→ MATERIAL PROVIDED:
▶
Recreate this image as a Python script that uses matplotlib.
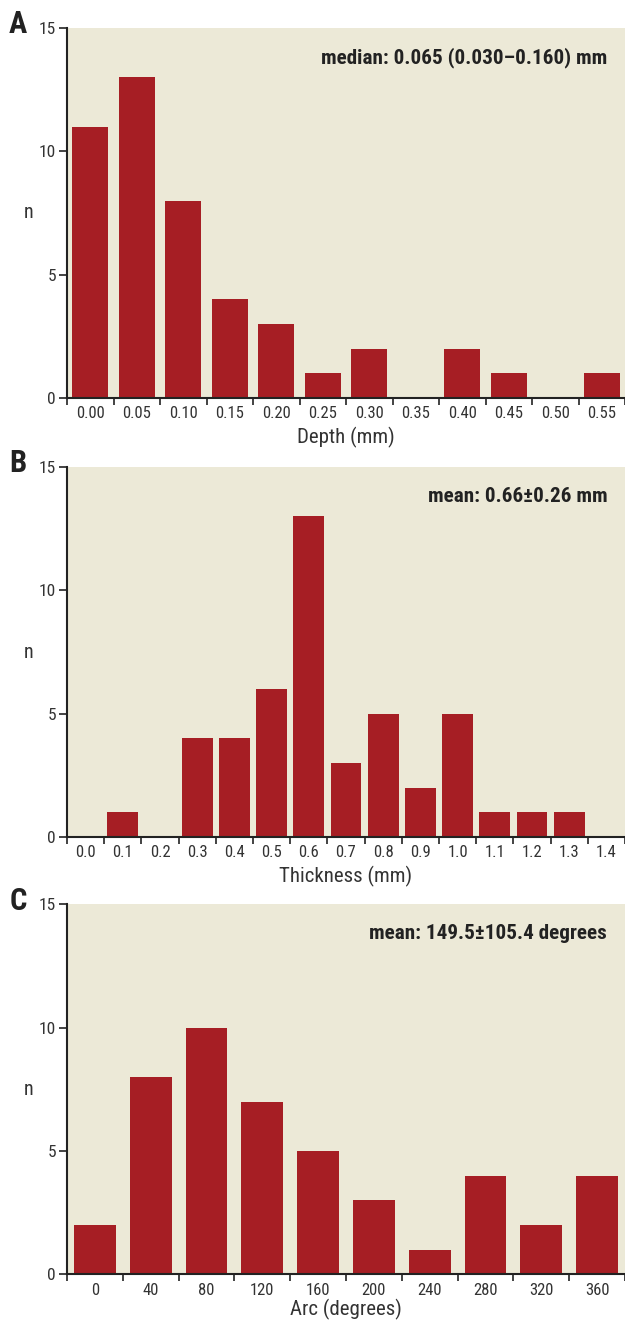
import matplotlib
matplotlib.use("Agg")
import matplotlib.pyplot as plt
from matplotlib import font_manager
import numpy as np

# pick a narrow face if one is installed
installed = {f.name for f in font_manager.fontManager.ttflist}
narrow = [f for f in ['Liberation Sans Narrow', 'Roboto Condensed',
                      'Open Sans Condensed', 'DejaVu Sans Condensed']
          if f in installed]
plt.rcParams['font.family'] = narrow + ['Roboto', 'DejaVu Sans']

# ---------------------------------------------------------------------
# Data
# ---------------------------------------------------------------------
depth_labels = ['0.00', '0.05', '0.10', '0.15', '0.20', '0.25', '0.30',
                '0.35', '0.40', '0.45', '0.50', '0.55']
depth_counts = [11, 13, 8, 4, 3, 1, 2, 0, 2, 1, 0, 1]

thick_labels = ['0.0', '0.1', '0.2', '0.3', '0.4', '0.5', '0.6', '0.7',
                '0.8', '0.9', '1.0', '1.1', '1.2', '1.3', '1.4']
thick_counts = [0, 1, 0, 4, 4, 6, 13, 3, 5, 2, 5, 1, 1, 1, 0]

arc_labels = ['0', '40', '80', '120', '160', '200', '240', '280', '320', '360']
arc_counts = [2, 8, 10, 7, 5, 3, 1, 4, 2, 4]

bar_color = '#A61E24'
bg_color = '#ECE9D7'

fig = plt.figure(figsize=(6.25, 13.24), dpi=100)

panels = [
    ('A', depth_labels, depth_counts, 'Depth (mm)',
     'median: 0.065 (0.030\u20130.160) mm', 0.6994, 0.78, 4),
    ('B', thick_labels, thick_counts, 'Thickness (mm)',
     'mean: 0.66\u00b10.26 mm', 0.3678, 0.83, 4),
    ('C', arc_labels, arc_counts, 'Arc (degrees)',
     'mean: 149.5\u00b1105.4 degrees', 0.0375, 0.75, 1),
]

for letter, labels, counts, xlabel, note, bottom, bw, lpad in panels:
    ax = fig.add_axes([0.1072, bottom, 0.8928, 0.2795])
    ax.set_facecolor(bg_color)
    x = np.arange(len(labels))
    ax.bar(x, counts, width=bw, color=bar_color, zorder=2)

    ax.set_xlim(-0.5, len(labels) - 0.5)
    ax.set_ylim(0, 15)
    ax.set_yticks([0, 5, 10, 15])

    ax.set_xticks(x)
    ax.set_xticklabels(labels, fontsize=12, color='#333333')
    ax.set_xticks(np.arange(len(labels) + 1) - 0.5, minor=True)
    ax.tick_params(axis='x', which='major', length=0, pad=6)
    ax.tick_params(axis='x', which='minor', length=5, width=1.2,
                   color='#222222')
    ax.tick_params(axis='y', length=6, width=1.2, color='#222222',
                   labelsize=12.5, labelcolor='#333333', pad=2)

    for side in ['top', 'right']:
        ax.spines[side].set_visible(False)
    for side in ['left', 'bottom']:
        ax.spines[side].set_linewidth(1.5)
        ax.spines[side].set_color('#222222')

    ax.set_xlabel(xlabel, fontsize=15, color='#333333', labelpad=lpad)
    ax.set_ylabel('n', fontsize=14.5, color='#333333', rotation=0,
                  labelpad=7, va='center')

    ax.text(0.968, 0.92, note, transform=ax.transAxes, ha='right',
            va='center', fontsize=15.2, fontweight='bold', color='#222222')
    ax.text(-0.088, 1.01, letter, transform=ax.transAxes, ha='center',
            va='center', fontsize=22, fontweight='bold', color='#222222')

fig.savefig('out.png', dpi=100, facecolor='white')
◀
→ SHORT EXERCISE:
Count the lines above that contain the word "matplotlib". Give only the number.

→ TASK RESPONSE:
5